Tickets for UTR’s events are only $20-25. Learn more about these works and other offerings at UTR’s Program.

Photo by Ligia Jardim

O Jardim (Brazil’s Companhia Hiato )

Many of this year’s shows are experimenting with structure and style to playfully reflect on memory and its effects on history, identity, and relationships. O Jardim is perhaps the most innovative of the works, using a complex and thrillingly exact trio of scenes which play simultaneously to three separate sections of the audience. Each scene portrays a different generation of one family and how subsequent generations experience the recollected lives of their elders.

Photo by Mitch Dean

The Orpheus Variations (Deconstructive Theatre Collective)

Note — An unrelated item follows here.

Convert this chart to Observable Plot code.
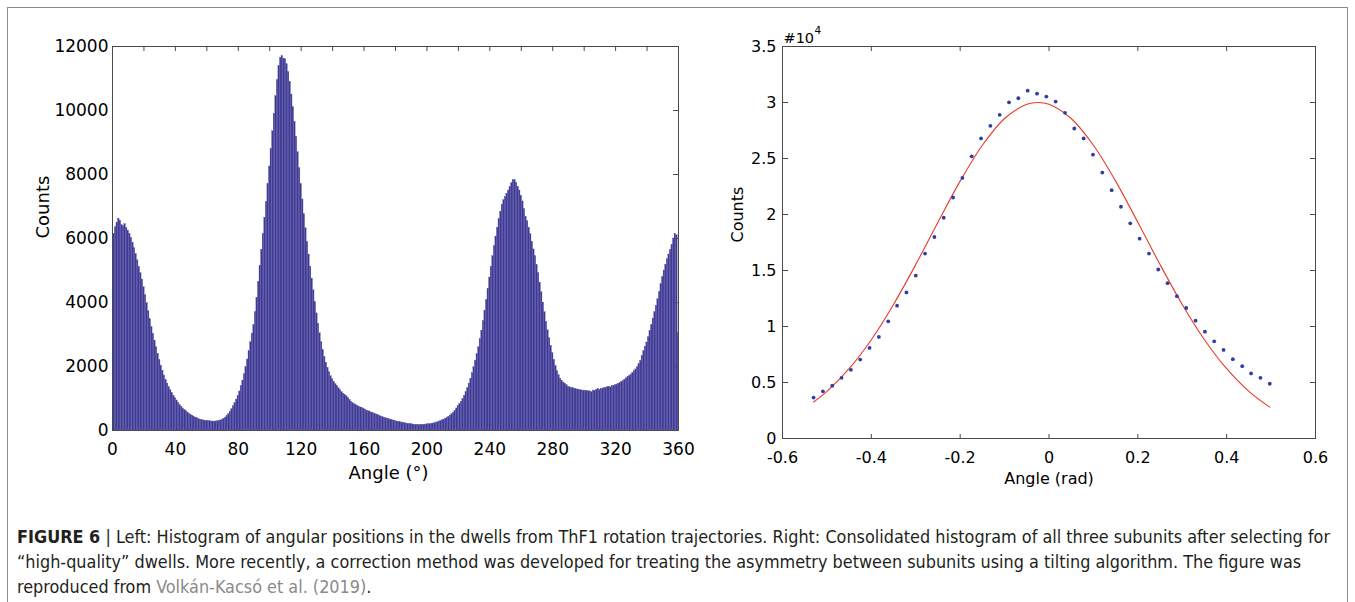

We reviewed this piece back when it premiered at HERE Arts Center and were frankly astounded by it. It accomplishes a magnificent feat– it films the play as it is performed and project the astounding and quite unexpected results on a screen behind the actors. A beautiful, simple, and smart adaptation of the Orpheus and Eurydice myth, Deconstructive Theatre Collective manages to create a multi-layered piece that uses the modal differences between live performance and film to reflect on memory, loss, and love. Catch it tonight (1/10) at La MaMa. It’s sure to be worthwhile!

 

The Triumph of Fame (Switzerland’s Marie-Caroline Hominal)

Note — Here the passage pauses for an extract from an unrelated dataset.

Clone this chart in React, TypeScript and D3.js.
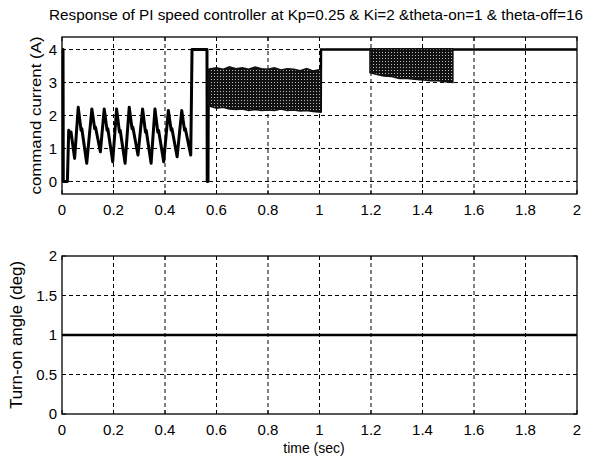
import React from "react";
import * as d3 from "d3";

const titleText = "Response of PI speed controller at Kp=0.25 & Ki=2 &theta-on=1 & theta-off=16";
const timeTicks = [0, 0.2, 0.4, 0.6, 0.8, 1, 1.2, 1.4, 1.6, 1.8, 2];
const currentTicks = [0, 1, 2, 3, 4];
const angleTicks = [0, 0.5, 1, 1.5, 2];

// startup + sawtooth section of the command current [time, value]
const startupTrace: [number, number][] = [
  [0, 4], [0.004, 4], [0.005, 0], [0.021, 0], [0.026, 1.55], [0.031, 1.35], [0.035, 1.5], [0.049, 0.7],
  [0.063, 2.25], [0.074, 1.55], [0.077, 1.6], [0.096, 0.55],
  [0.116, 2.2], [0.127, 1.6], [0.13, 1.65], [0.149, 0.9],
  [0.164, 2.2], [0.175, 1.55], [0.178, 1.6], [0.197, 0.6],
  [0.212, 2.2], [0.223, 1.5], [0.226, 1.55], [0.245, 0.55],
  [0.261, 2.25], [0.272, 1.6], [0.275, 1.65], [0.295, 0.8],
  [0.313, 2.2], [0.324, 1.5], [0.327, 1.55], [0.346, 0.55],
  [0.361, 2.2], [0.372, 1.5], [0.375, 1.55], [0.395, 0.6],
  [0.413, 2.15], [0.424, 1.55], [0.427, 1.6], [0.447, 0.75],
  [0.465, 2.15], [0.476, 1.55], [0.479, 1.6], [0.5, 0.8],
  [0.505, 4], [0.563, 4], [0.564, 0], [0.567, 0], [0.568, 2.3],
];

// saturated section after the first band
const saturatedTrace: [number, number][] = [
  [1.005, 2.1], [1.006, 4], [2, 4],
];

// dense oscillation bands (envelopes)
const band1Time = [0.568, 0.6, 0.625, 0.65, 0.675, 0.7, 0.725, 0.75, 0.775, 0.8, 0.825, 0.85, 0.875, 0.9, 0.925, 0.95, 0.975, 1.005];
const band1Upper = [3.4, 3.45, 3.4, 3.48, 3.42, 3.45, 3.4, 3.47, 3.42, 3.4, 3.45, 3.38, 3.42, 3.4, 3.36, 3.42, 3.35, 3.4];
const band1Lower = [2.3, 2.22, 2.25, 2.2, 2.18, 2.2, 2.15, 2.18, 2.15, 2.17, 2.15, 2.2, 2.15, 2.17, 2.14, 2.15, 2.12, 2.1];

const band2Time = [1.196, 1.22, 1.25, 1.28, 1.31, 1.34, 1.37, 1.4, 1.43, 1.46, 1.49, 1.518];
const band2Upper = [4.02, 4.02, 4.02, 4.02, 4.02, 4.02, 4.02, 4.02, 4.02, 4.02, 4.02, 4.02];
const band2Lower = [3.3, 3.25, 3.2, 3.18, 3.12, 3.12, 3.1, 3.08, 3.05, 3.05, 3.02, 3.0];

// turn-on angle
const angleTrace: [number, number][] = [[0, 1], [2, 1]];

const FONT = "'Liberation Sans', Arial, Helvetica, sans-serif";

const W = 596, H = 461;
const left = 62, right = 577;
const top1 = 37, bot1 = 194;
const top2 = 256, bot2 = 414;

export default function App() {
  const x = d3.scaleLinear().domain([0, 2]).range([left, right]);
  const y1 = d3.scaleLinear().domain([-0.38, 4.38]).range([bot1, top1]);
  const y2 = d3.scaleLinear().domain([0, 2]).range([bot2, top2]);

  const line1 = d3.line<[number, number]>().x((d) => x(d[0])).y((d) => y1(d[1]));
  const line2 = d3.line<[number, number]>().x((d) => x(d[0])).y((d) => y2(d[1]));

  const area1 = d3.area<number>()
    .x((_, i) => x(band1Time[i]))
    .y0((_, i) => y1(band1Lower[i]))
    .y1((_, i) => y1(band1Upper[i]));
  const area2 = d3.area<number>()
    .x((_, i) => x(band2Time[i]))
    .y0((_, i) => y1(band2Lower[i]))
    .y1((_, i) => y1(band2Upper[i]));

  const dash = "4,3";

  const panel = (
    yScale: d3.ScaleLinear<number, number>,
    yTicks: number[],
    top: number,
    bot: number,
    key: string
  ) => (
    <g key={key}>
      {timeTicks.slice(1, -1).map((t) => (
        <line key={"v" + t} x1={x(t)} x2={x(t)} y1={top} y2={bot} stroke="#000" strokeWidth={1} strokeDasharray={dash} />
      ))}
      {yTicks.filter((v) => Math.abs(yScale(v) - top) > 2 && Math.abs(yScale(v) - bot) > 2).map((v) => (
        <line key={"h" + v} x1={left} x2={right} y1={yScale(v)} y2={yScale(v)} stroke="#000" strokeWidth={1} strokeDasharray={dash} />
      ))}
      {timeTicks.map((t) => (
        <g key={"tk" + t}>
          <line x1={x(t)} x2={x(t)} y1={bot} y2={bot - 4} stroke="#000" strokeWidth={1} />
          <line x1={x(t)} x2={x(t)} y1={top} y2={top + 4} stroke="#000" strokeWidth={1} />
        </g>
      ))}
      {yTicks.map((v) => (
        <g key={"ytk" + v}>
          <line x1={left} x2={left + 4} y1={yScale(v)} y2={yScale(v)} stroke="#000" strokeWidth={1} />
          <line x1={right} x2={right - 4} y1={yScale(v)} y2={yScale(v)} stroke="#000" strokeWidth={1} />
          <text x={57} y={yScale(v)} dy="0.36em" textAnchor="end" fontSize={15} fontFamily={FONT} fill="#000">
            {String(v)}
          </text>
        </g>
      ))}
      {timeTicks.map((t) => (
        <text key={"xl" + t} x={x(t)} y={bot + 21} textAnchor="middle" fontSize={15} fontFamily={FONT} fill="#000">
          {String(t)}
        </text>
      ))}
    </g>
  );

  return (
    <div style={{ position: "absolute", left: 0, top: 0 }}>
      <svg width={W} height={H} viewBox={`0 0 ${W} ${H}`} style={{ display: "block", background: "#fff" }}>
        <defs>
          <pattern id="stipple" width="3" height="3" patternUnits="userSpaceOnUse">
            <rect width="3" height="3" fill="#111" />
            <rect x="1" y="1" width="1" height="1" fill="#bbb" />
          </pattern>
        </defs>
        <rect width={W} height={H} fill="#fff" />
        <text x={316} y={20} textAnchor="middle" fontSize={14} fontFamily={FONT} fill="#000" textLength={534} lengthAdjust="spacingAndGlyphs">
          {titleText}
        </text>

        {panel(y1, currentTicks, top1, bot1, "p1")}
        {panel(y2, angleTicks, top2, bot2, "p2")}

        {/* top panel data */}
        <path d={line1(startupTrace) ?? ""} fill="none" stroke="#000" strokeWidth={3} strokeLinejoin="round" />
        <path d={line1(saturatedTrace) ?? ""} fill="none" stroke="#000" strokeWidth={2.4} />
        <path d={area1(band1Time) ?? ""} fill="url(#stipple)" stroke="#111" strokeWidth={1.5} />
        <path d={area2(band2Time) ?? ""} fill="url(#stipple)" stroke="#111" strokeWidth={1.5} />

        {/* bottom panel data */}
        <path d={line2(angleTrace) ?? ""} fill="none" stroke="#000" strokeWidth={2.5} />

        {/* frames */}
        <rect x={left} y={top1} width={right - left} height={bot1 - top1} fill="none" stroke="#000" strokeWidth={1.3} />
        <rect x={left} y={top2} width={right - left} height={bot2 - top2} fill="none" stroke="#000" strokeWidth={1.3} />

        {/* axis labels */}
        <text transform={`translate(41,${(top1 + bot1) / 2}) rotate(-90)`} textAnchor="middle" fontSize={15} fontFamily={FONT} fill="#000" textLength={158} lengthAdjust="spacingAndGlyphs">
          command current (A)
        </text>
        <text transform={`translate(22,${(top2 + bot2) / 2}) rotate(-90)`} textAnchor="middle" fontSize={16} fontFamily={FONT} fill="#000" textLength={148} lengthAdjust="spacingAndGlyphs">
          Turn-on angle (deg)
        </text>
        <text x={314} y={453} textAnchor="middle" fontSize={14} fontFamily={FONT} fill="#000">
          time (sec)
        </text>
      </svg>
    </div>
  );
}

Choreographer Marie-Caroline Hominal creates an individual theatrical piece, bringing an audience of one to a discreet backstage location with a piece that blends the boundaries between spectator and performer. Each encounter lasts only 15 minutes and incorporates various performance mediums surrounding the text of Petrarch’s “i Trionfi.” If you ever wanted more out of the one-on-ones in Sleep No More, The Triumph of Fame should definitely be on your list.

Photo Courtesy of JACK

Ike at Night (USA’s Ikechukwu Ufomadu)

Late-night talk show hosts are a dime a dozen (aren’t they all white men named Jimmy at this point?). Which is why Ufomadu’s take on the talk-show format, straight from a sold-out run in Brooklyn,  should be a fascinating, fresh, and entertaining phenomenon to watch!

Photo by Graeme Braidwood

Stan’s Cafe (UK’s The Cardinals)

Three cardinals travel the world on a mission to broaden biblical knowledge using puppet theater. But when their puppets go missing, they must improvise their own show, comically covering biblical scenes and Middle East relationships dating from the Crusades. Given the fact that world-Muslim relationships are constantly in the news (most recently under the microscope of the Charlie Hebdo attacks), we’re sure this piece will only gain relevancy and humor with time.

Photo Credit: Kevin Yatarola

A 24-Decade History of Popular Music: 1900s-1950s (USA’s Taylor Mac)

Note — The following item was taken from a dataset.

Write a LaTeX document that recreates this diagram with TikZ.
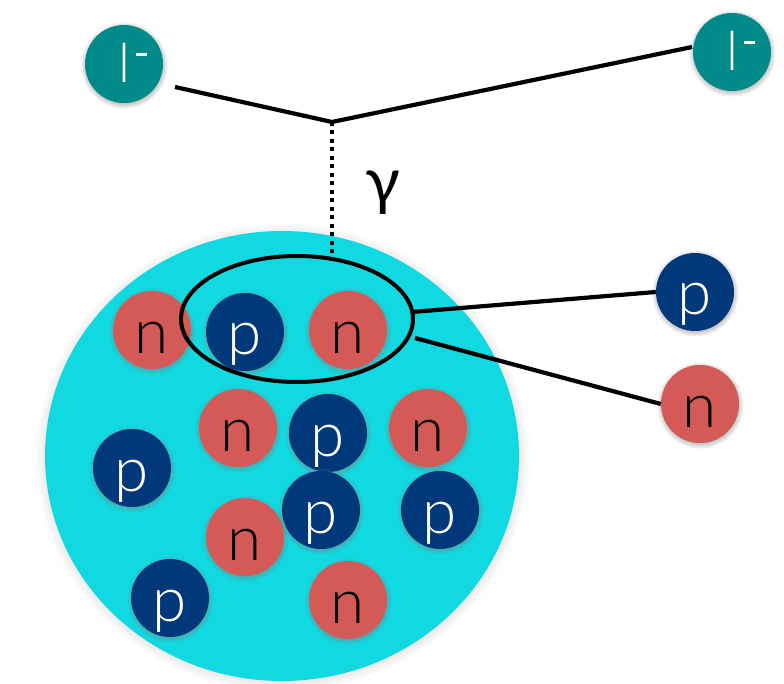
\documentclass[tikz,border=0pt]{standalone}
\usepackage{fontspec}
\setmainfont{Lato}[UprightFont=* Light]
\newfontfamily\gfont{Lato}
\usetikzlibrary{shadows,shapes.geometric}
\definecolor{nuc}{HTML}{10D9E1}
\definecolor{lep}{HTML}{008A8A}
\definecolor{neu}{HTML}{D35A56}
\definecolor{pro}{HTML}{00387A}
\tikzset{
  part/.style={circle, minimum size=78pt, inner sep=0pt, text height=46pt, text depth=0pt,
     font=\fontsize{62}{62}\selectfont,
     circular drop shadow={shadow xshift=0pt, shadow yshift=-1pt, shadow scale=1.12, opacity=0.5}},
  neutron/.style={part, fill=neu, text=black},
  proton/.style={part, fill=pro, text=white},
  lepton/.style={circle, minimum size=78pt, inner sep=0pt, fill=lep, text=white,
     text height=38pt, text depth=0pt,
     font=\fontsize{54}{54}\selectfont,
     circular drop shadow={shadow xshift=0pt, shadow yshift=-1pt, shadow scale=1.12, opacity=0.5}},
  wire/.style={line width=4.2pt, black},
}
\newcommand\lminus{l\rlap{\hspace{6pt}\raisebox{27pt}{\rule{11pt}{3pt}}}}
\begin{document}
\begin{tikzpicture}[x=1pt,y=-1pt]
\useasboundingbox (0,0) rectangle (784,684);
% nucleus
\node (nucleus) [ellipse, minimum width=474pt, minimum height=450pt, inner sep=0pt, fill=nuc,
   circular drop shadow={shadow xshift=0pt, shadow yshift=-1pt, shadow scale=1.04, opacity=0.55}] at (282,456) {};
% leptons
\node (l1) [lepton] at (124,64) {\lminus};
\node (l2) [lepton] at (732,52) {\lminus};
\coordinate (v) at (332,122);
\coordinate (l1e) at (175,87);
\coordinate (l2e) at (692,47);
\draw[wire] (l1e) -- (v) -- (l2e);
\coordinate (g) at (332,253);
\draw[line width=4pt, dash pattern=on 4pt off 4.5pt] (v) -- (g);
\node (gamma) at (383,193) {\gfont\fontsize{64}{64}\selectfont γ};
% nucleons
\node (n1) [neutron] at (152,330) {n};
\node (p1) [proton] at (245,332) {p};
\node (n2) [neutron] at (348,330) {n};
\node (n3) [neutron] at (238,428) {n};
\node (p2) [proton] at (328,433) {p};
\node (n4) [neutron] at (428,428) {n};
\node (p3) [proton] at (132,468) {p};
\node (p4) [proton] at (321,510) {p};
\node (p5) [proton] at (440,510) {p};
\node (n5) [neutron] at (245,537) {n};
\node (p6) [proton] at (170,598) {p};
\node (n6) [neutron] at (348,600) {n};
% pair ellipse
\node (pair) [ellipse, draw, line width=4pt, minimum width=232pt, minimum height=126pt, inner sep=0pt] at (297,319) {};
% knocked-out nucleons
\node (pout) [proton] at (695,292) {p};
\node (nout) [neutron] at (700,404) {n};
\coordinate (e1) at (412,312);
\coordinate (e2) at (415,338);
\draw[wire] (e1) -- (pout.west);
\draw[wire] (e2) -- (nout.west);
\end{tikzpicture}
\end{document}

Taylor Mac is something of a theater prophet. His performance in Good Person of Szechwan first turned us on to his glorious message of a theater of inclusion, community, and gender-bending elegance. This concert is only part of a 24-hour concert series presenting music from every decade in the United States’s history as a nation. Mac’s experimentation with long-form theater aims to bring audiences together with a uniquely vulnerable physical experience. Not only should it be a great experiment in long-form theater, but also it should be incredibly fun to see Mac’s joyous celebration of music.